The insurrection and the Electoral College objections to President-elect Joe Biden’s election that preceded and followed it were an ugly milestone in just how divisive the political arena has become in America.
But let’s be clear: This wasn’t a both sides issue. The events of the past week are a major point in support of the idea that Republicans are more responsible for the polarization in our country. Wednesday was the culmination of a multi-month effort by the President that was largely bolstered by a number of Republicans.
Recent American history doesn’t provide any sort of road map for what happened this past week. This isn’t a philosophical argument. We can prove this via the numbers — specifically, the number of times a president tried to overturn the results of an election, the number of times supporters of his backed that with widescale violent action and the number of times a majority of his own party’s members in Congress backed that election challenge.
There’s no record of the supporters of a mainstream Democratic president or presidential candidate doing anything like what happened at this large of a scale in modern history.
Trump, however, carried on and falsely charged fraud, even as there was no fraud and no legitimate way he could overturn the results.
Trump is a major part of who the GOP is right now. He’s the President, and he was renominated in 2020.
Indeed, even after the insurrection at the Capitol, there were many who carried on with objections to 2020 results.
The events of Wednesday and Thursday marked only the second time in recent political history that there had been an objection to the Electoral College results supported by a House and Senate member.

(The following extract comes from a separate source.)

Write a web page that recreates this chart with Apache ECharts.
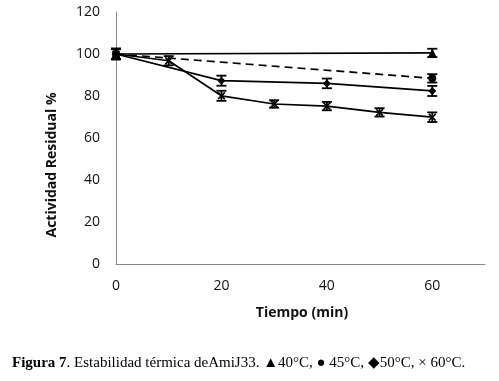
<!DOCTYPE html>
<html>
<head>
<meta charset="utf-8">
<script src="https://cdn.jsdelivr.net/npm/echarts@6/dist/echarts.min.js"></script>
<style>
	html, body { margin: 0; padding: 0; background: #fff; }
	#chart { width: 499px; height: 381px; }
</style>
</head>
<body>
<div id="chart"></div>
<script>
// tiempo (min) y actividad residual (%) por temperatura
const time40 = [0, 60];
const act40 = [100, 100.5];
const err40 = [2.5, 2];

const time45 = [0, 60];
const act45 = [100, 88.4];
const err45 = [2.5, 2];

const time50 = [0, 20, 40, 60];
const act50 = [100, 87.3, 86, 82.4];
const err50 = [2.5, 2.4, 2.3, 2.4];

const time60 = [0, 10, 20, 30, 40, 50, 60];
const act60 = [100, 96.8, 80.1, 76.2, 75.2, 72.2, 69.9];
const err60 = [2.5, 2.2, 2.4, 1.8, 2, 2, 2.3];

const xTicks = [0, 20, 40, 60];
const yTicks = [0, 20, 40, 60, 80, 100, 120];

// aspa rellena (el marcador "x" de Excel)
const crossPath = 'path://M0,1.5L1.5,0L5,3.5L8.5,0L10,1.5L6.5,5L10,8.5L8.5,10L5,6.5L1.5,10L0,8.5L3.5,5Z';

const pairs = (xs, ys) => xs.map((x, i) => [x, ys[i]]);
const errPairs = (xs, ys, es) => xs.map((x, i) => [x, ys[i] - es[i], ys[i] + es[i]]);

const errorSeries = function (xs, ys, es) {
	return {
		type: 'custom',
		z: 5,
		silent: true,
		renderItem: function (params, api) {
			const lo = api.coord([api.value(0), api.value(1)]);
			const hi = api.coord([api.value(0), api.value(2)]);
			const w = 5;
			const st = { stroke: '#000', lineWidth: 1.8 };
			return {
				type: 'group',
				children: [
					{ type: 'line', shape: { x1: lo[0], y1: lo[1], x2: hi[0], y2: hi[1] }, style: st },
					{ type: 'line', shape: { x1: lo[0] - w, y1: lo[1], x2: lo[0] + w, y2: lo[1] }, style: st },
					{ type: 'line', shape: { x1: hi[0] - w, y1: hi[1], x2: hi[0] + w, y2: hi[1] }, style: st }
				]
			};
		},
		encode: { x: 0, y: [1, 2] },
		data: errPairs(xs, ys, es)
	};
};

const lineSeries = function (name, xs, ys, symbol, size, dashed) {
	return {
		name: name,
		type: 'line',
		z: 4,
		symbol: symbol,
		symbolSize: size,
		showAllSymbol: true,
		itemStyle: { color: '#000', borderWidth: 0 },
		lineStyle: { color: '#000', width: 1.7, type: dashed ? [8, 5] : 'solid' },
		data: pairs(xs, ys)
	};
};

const chart = echarts.init(document.getElementById('chart'), null, { renderer: 'canvas' });

const option = {
	animation: false,
	backgroundColor: '#fff',
	grid: { left: 116, right: 14, top: 12, bottom: 117 },
	xAxis: {
		type: 'value',
		min: 0,
		max: 70,
		interval: 20,
		splitLine: { show: false },
		axisTick: { show: false },
		axisLine: { lineStyle: { color: '#888', width: 1 } },
		axisLabel: {
			showMaxLabel: false,
			margin: 15,
			color: '#111',
			fontFamily: 'Open Sans',
			fontSize: 14,
			formatter: v => (xTicks.indexOf(v) >= 0 ? String(v) : '')
		}
	},
	yAxis: {
		type: 'value',
		min: 0,
		max: 120,
		interval: 20,
		splitLine: { show: false },
		axisTick: { show: false },
		axisLine: { show: true, lineStyle: { color: '#888', width: 1 } },
		axisLabel: {
			margin: 16,
			color: '#111',
			fontFamily: 'Open Sans',
			fontSize: 14,
			formatter: v => (yTicks.indexOf(v) >= 0 ? String(v) : '')
		}
	},
	graphic: [
		{
			type: 'text',
			x: 52,
			y: 165,
			rotation: Math.PI / 2,
			style: {
				text: 'Actividad Residual %',
				fill: '#111',
				font: 'bold 14px "Open Sans"',
				align: 'center',
				verticalAlign: 'middle'
			}
		},
		{
			type: 'text',
			x: 302,
			y: 313,
			style: {
				text: 'Tiempo (min)',
				fill: '#111',
				font: 'bold 14px "Open Sans"',
				align: 'center',
				verticalAlign: 'middle'
			}
		},
		{
			type: 'text',
			x: 12,
			y: 363,
			style: {
				text: '{b|Figura 7}. Estabilidad térmica deAmiJ33. ▲40°C, ● 45°C, ◆50°C, × 60°C.',
				fill: '#000',
				font: '15px "Liberation Serif"',
				verticalAlign: 'middle',
				rich: {
					b: { fontWeight: 'bold', fontFamily: 'Liberation Serif', fontSize: 15 }
				}
			}
		}
	],
	series: [
		lineSeries('40°C', time40, act40, 'triangle', 9, false),
		lineSeries('45°C', time45, act45, 'circle', 8, true),
		lineSeries('50°C', time50, act50, 'diamond', 8, false),
		lineSeries('60°C', time60, act60, crossPath, 8, false),
		errorSeries(time40, act40, err40),
		errorSeries(time45, act45, err45),
		errorSeries(time50, act50, err50),
		errorSeries(time60, act60, err60)
	]
};

chart.setOption(option);
</script>
</body>
</html>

And unlike after 2004, objections to a second state were backed by a senator.
An even higher 138 House Republicans and 7 Republican senators voted to sustain the objection to counting Pennsylvania’s electoral votes. That’s about two-thirds of all House Republicans.
The bottom line is this: Democrats may have taken extreme action 16 years ago, but this time, a much larger number of Republicans went even further.
If this isn’t the very definition of asymmetric polarization, I’d like to know what is.